JENNIFER LAL
Oho Ake 2004
Reflections of the way life used to be I guess. Sitting in my mother’s garage room and drinking one of my uncle’s beers from a visit from Australia in the middle of last year. It makes you wonder when these things will be seen again. Thinking of Oho Ake is to cast my mind back 16 years, at a time when I can’t really remember what happened before we went into lockdown as a nation, let alone then.
What it has made me reflect on is the new of things. New play, new friendships, new strength in collaboration, new confidence in voice.
I’d met Mīria through Hone and we would have long conversations about everything and anything usually over drinks at that great hotbed of creativity – The Pit Bar.
It was decided that The Gryphon Theatre (an amateur company’s theatre), would be the site for the show Mīria had written, Hone would direct it, Andrew Foster would design it, I’d be doing the lights and Jamie McCaskill and Jason Te Kare would be the stars.
Natano Keni, Asalemo Tofete and Sam Selliman would make appearances but it was literally just the six of us that would make the show happen.
Andrew had an epic vision for the space which was bark and lampposts to the grid to represent the trees of the Malaysian jungle. We had shifted the usual orientation of the theatre to get the greatest length achievable. How we did this in a non professional theatre without crew and on a tight timeline I still can’t fathom…
Here is where it turns into the fractured fragments of visual memory and feelings and what follows is what still exists in my mind as visual imagery of the time.
FRAGMENT: Robrecht was the only person Andrew had co-opted into getting the poles up. I remember it needed to go in before lights could go up as the whole grid needed to be re run electrically for our space shift. The bark had been laid, the 13 poles had been spaced out and lain unfixed to the grid for Andrew to sign off. I walked in to it as this drunken sway of wood and bark and said to Andrew – ‘leave it like that!’ It looked cooler, more organic than straight lines, more jungle… Design on the spot. Easier to get light shafts down and more omnipresent when it sat in the half light. Andrew was absolutely yes! We spent the rest of the morning creating the ‘jungle’ and forgot about the time constraints and were so happy to just play with the space.
FRAGMENT: A Stage Door, a wet day, a brief face. There’s a strong fleeting image of Mīria and I running out the Stage Door to meet a hooded figure, who I’d only met once or twice. We’d come out of a tech and Sam Selliman handed some pages of Iban translation over and we ran back into the theatre where Mīria handed them to Jamie and Jason as new lines to learn. In a new language.

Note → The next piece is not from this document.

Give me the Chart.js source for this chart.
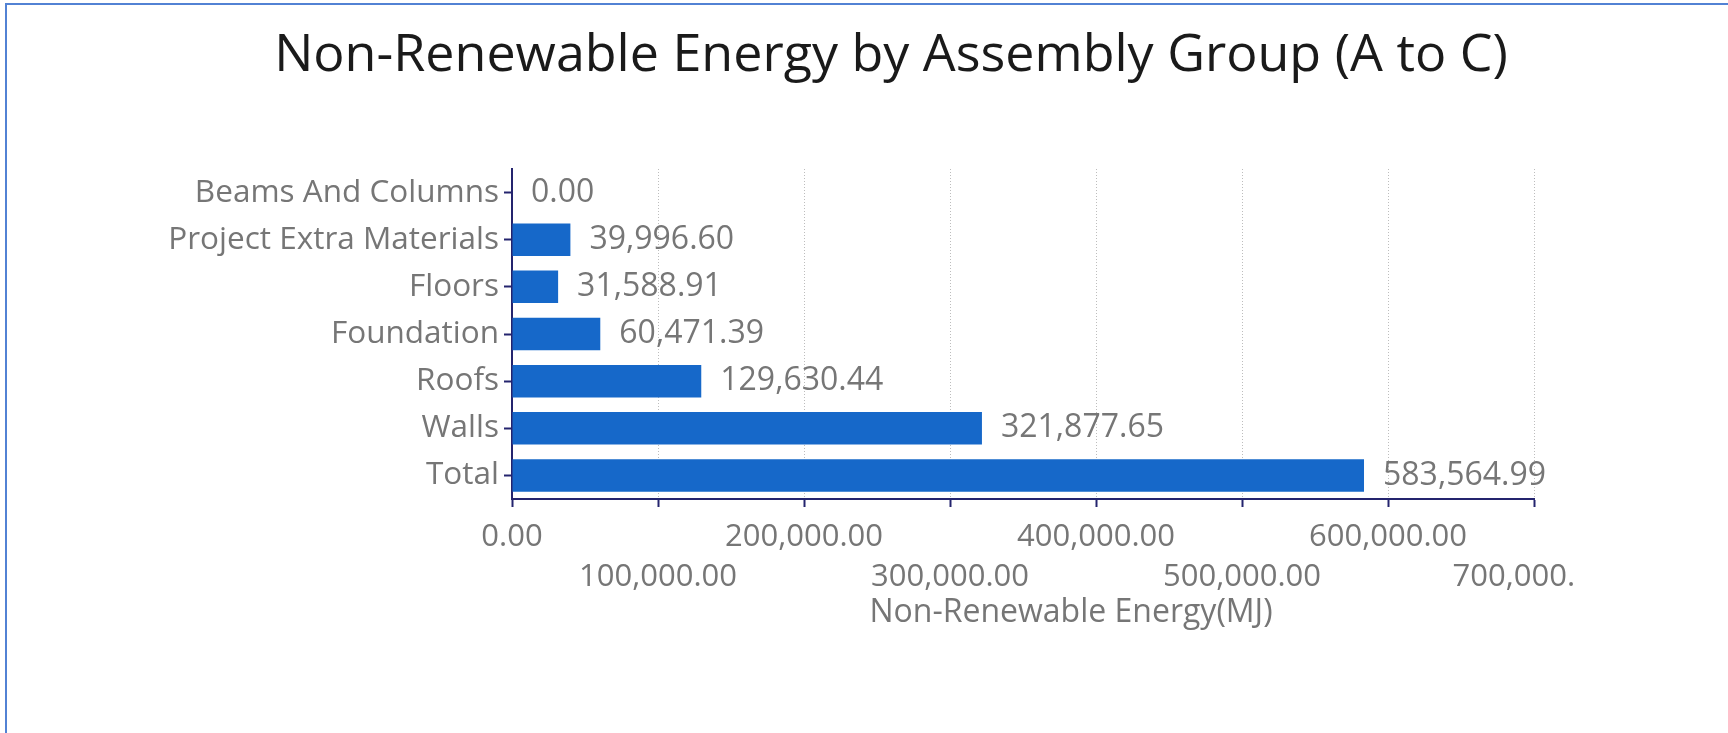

FRAGMENT: Opening Night shenanigans. We must have done Opening Night as the first full run of the show in all its glory, but there’s two moments I’ll never forget. We’d finally moved ops from the production desk back to The Gryphon’s Op position and it was then and only then as we were about to open the doors that I realised I couldn’t see the stage from where the sound was cabled to be able to operate both the lights and sound. I remember quietly interrupting Hone as he was trying to welcome people into this new space with this new play and telling him he’d have to operate the sound with his head stretched out the window and his finger on the button of a CD walkman. He nailed it.

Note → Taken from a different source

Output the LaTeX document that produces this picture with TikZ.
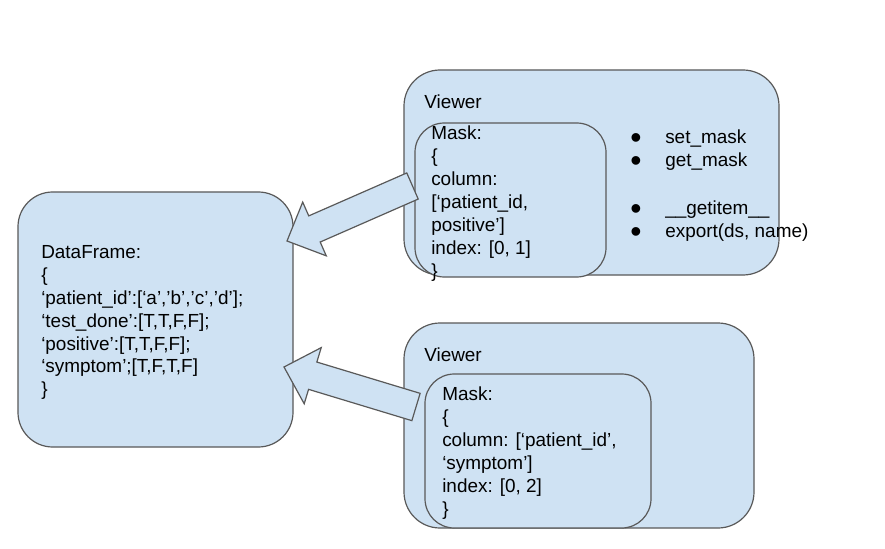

The second was going backstage to see the boys and give them their half hour call. There’s Jamie and Jason in their military gears perched on chairs and their wee faces are just staring up at me. Jason needed to go to the toilet so badly and they were locked away from the toilets because of the way we’d designed the space and he hadn’t had a chance to go before the audience came in… The pain in his eyes. I can’t quite remember but I think I opened the Stage Door so he could take a leak outside in the dock.

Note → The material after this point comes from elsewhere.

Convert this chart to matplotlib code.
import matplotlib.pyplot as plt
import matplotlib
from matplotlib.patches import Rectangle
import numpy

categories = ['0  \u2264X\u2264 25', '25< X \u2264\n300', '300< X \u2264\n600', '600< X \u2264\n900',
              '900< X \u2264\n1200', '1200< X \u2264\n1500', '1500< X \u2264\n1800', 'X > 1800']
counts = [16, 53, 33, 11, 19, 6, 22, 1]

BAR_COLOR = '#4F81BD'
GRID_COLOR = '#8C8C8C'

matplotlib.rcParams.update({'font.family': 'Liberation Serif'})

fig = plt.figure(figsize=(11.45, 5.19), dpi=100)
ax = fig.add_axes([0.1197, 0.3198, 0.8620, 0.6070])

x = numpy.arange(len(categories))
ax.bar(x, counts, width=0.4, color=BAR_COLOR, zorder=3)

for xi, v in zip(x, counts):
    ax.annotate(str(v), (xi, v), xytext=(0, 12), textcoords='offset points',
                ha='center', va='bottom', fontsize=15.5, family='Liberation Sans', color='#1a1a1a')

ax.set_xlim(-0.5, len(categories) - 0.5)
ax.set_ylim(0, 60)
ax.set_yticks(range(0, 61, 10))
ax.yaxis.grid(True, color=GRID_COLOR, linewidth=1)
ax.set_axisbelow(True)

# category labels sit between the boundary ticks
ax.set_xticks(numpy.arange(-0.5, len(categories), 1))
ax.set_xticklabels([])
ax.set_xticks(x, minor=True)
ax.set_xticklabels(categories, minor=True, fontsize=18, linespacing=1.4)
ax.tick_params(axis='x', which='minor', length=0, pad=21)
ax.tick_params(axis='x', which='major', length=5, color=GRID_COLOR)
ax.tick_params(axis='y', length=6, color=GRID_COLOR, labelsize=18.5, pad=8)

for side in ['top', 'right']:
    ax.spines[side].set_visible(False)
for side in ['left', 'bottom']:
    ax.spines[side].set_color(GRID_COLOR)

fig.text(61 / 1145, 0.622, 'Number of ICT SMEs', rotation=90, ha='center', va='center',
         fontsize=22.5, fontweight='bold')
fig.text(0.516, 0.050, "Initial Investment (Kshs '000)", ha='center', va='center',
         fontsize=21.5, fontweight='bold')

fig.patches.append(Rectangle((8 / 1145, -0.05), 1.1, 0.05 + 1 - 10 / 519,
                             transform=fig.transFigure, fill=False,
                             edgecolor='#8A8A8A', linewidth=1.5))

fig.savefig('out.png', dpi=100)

FRAGMENT: As we were in an amateur theatre we had to provide our FOH and I needed to coordinate with them. Two handsome Samoan men in the forms of Asalemo Tofete and Natano Keni who were Mīria’s friends from Vic. They were with us every night and it truly was the beginning of my beautiful friendships with them.
FRAGMENT: Poroporoake at Scopa on Cuba St on the most beautiful sunny Wellington afternoon. Hone had set Jason, Jamie and I to come for a Tawata all expenses paid lunch. We were sitting in the open window and I get a call from Jamie who was having a shit day and he was in two minds cos he had the car and was worried about parking. I jumped out onto Cuba and stood as a road cone in a free car park till he arrived. Hone’s bought French Champagne, I said. I’ve never had French Champagne, he said. We drank French Champagne in the sunshine together.
Reflections of pulling it off, making amazing work and looking after each other. I won a lighting award for that show that year. I travelled to England with Asalemo and another of Mīria’s shows a few years later. I went to Natano’s wedding last year at which Mīria was a bridesmaid, Hone was an MC and Jamie sang at. I was sitting in the First Day of rehearsaI with Andrew when it was announced we’d be going to mass gatherings of less than 500 and we knew what was going to ensue. I wonder how we will do this all again.